Desde muito pequena, aprendi a observar em silêncio. Havia algo no ambiente — ora sutil, ora sufocante — que me ensinava que o amor vinha condicionado, e o silêncio era a forma mais segura de sobreviver. Cresci tentando interpretar os gestos, os olhares, os pequenos ruídos que preenchiam os vazios entre palavras não ditas. Me tornei uma menina sensível, atenta, intuitiva... e muito só.

Na relação com meus pais — mesmo quando presentes — houve ausências fundantes. Como se meu desejo fosse sempre demais. Demasiado sonhador. Demasiado profundo. Demasiado livre. E por isso, contido. Talvez por isso eu tenha sonhado com tantas formas de escapar: a escrita, os céus, os laços. A fantasia era o único lugar onde a minha intensidade não era proibida.
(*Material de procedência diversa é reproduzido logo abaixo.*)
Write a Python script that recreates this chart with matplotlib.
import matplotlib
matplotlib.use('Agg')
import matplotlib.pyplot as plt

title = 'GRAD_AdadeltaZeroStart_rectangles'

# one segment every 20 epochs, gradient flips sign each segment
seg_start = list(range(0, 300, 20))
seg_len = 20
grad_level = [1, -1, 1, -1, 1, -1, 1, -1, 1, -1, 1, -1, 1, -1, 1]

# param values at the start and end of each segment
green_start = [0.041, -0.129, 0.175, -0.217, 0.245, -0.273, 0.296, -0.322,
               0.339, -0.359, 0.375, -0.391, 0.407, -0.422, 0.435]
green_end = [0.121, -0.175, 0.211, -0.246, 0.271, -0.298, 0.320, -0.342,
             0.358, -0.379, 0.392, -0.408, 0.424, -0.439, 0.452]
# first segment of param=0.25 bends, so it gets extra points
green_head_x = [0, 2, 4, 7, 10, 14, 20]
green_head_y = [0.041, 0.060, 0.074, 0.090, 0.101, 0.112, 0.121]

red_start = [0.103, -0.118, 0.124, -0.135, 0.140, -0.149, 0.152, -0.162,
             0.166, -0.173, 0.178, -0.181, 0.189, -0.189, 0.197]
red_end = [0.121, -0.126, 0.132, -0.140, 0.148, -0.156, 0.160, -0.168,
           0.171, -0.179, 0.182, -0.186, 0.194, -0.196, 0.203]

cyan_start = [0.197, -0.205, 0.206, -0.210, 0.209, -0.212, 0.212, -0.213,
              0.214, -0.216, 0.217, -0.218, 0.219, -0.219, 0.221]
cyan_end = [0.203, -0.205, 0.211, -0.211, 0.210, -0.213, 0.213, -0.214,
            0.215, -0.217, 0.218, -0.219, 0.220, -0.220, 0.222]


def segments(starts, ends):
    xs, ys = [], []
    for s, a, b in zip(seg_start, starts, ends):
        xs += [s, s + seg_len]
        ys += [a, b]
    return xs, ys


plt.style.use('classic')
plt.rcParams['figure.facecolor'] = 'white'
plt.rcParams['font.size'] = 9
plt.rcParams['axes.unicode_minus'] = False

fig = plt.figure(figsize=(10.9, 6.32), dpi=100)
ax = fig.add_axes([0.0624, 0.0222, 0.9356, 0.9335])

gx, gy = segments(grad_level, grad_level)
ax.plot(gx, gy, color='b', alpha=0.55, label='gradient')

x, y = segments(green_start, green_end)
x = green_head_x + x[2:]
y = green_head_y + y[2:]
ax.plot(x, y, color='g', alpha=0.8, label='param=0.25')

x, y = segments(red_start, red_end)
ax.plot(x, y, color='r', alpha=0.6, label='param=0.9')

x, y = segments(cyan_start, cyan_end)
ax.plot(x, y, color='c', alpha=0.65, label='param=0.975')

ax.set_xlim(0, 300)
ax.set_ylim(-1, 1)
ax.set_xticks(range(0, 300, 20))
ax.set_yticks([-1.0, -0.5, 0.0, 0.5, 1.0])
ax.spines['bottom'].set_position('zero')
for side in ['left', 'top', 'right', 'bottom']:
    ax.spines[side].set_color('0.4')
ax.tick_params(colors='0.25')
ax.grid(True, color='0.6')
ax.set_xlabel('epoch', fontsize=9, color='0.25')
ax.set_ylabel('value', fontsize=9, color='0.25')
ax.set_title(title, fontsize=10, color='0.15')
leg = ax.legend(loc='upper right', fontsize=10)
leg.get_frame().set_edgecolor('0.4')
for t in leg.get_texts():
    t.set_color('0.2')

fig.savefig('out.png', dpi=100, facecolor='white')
Fui muitas. Filha de uma ausência. Mãe de mim mesma. Mulher dividida entre a dor e o sonho. E mesmo ferida, nunca deixei de desejar. Freud dizia que o desejo é o que nos move. Talvez por isso eu nunca tenha parado. Mesmo caída, eu reconstruía. Mesmo despedaçada, eu colava os cacos com palavras. Escrevendo, eu me ouvia. Eu me entendia. Eu me recomeçava.

Hoje compreendo que a Renata que deseja ajudar outras mulheres a se reconectarem com sua essência é a mesma criança que buscava, no olhar da mãe, um reflexo seguro. Eu fui essa criança. E hoje sou a mulher que segura a mão dela. Que a acolhe. Que a escuta. Que a liberta.

Eu sei que não posso mudar o passado. Mas posso fazer dele meu território de transformação. Posso sublimar minha dor em cuidado. Meu silêncio em voz. Meu trauma em ponte.

Porque no fundo, o que sempre me salvou foi o amor — ainda que em falta, ainda que buscado demais, ainda que perdido. O amor que escrevo, que transformo em projeto, que ofereço como colo, é também o amor que ainda aprendo a dar a mim mesma.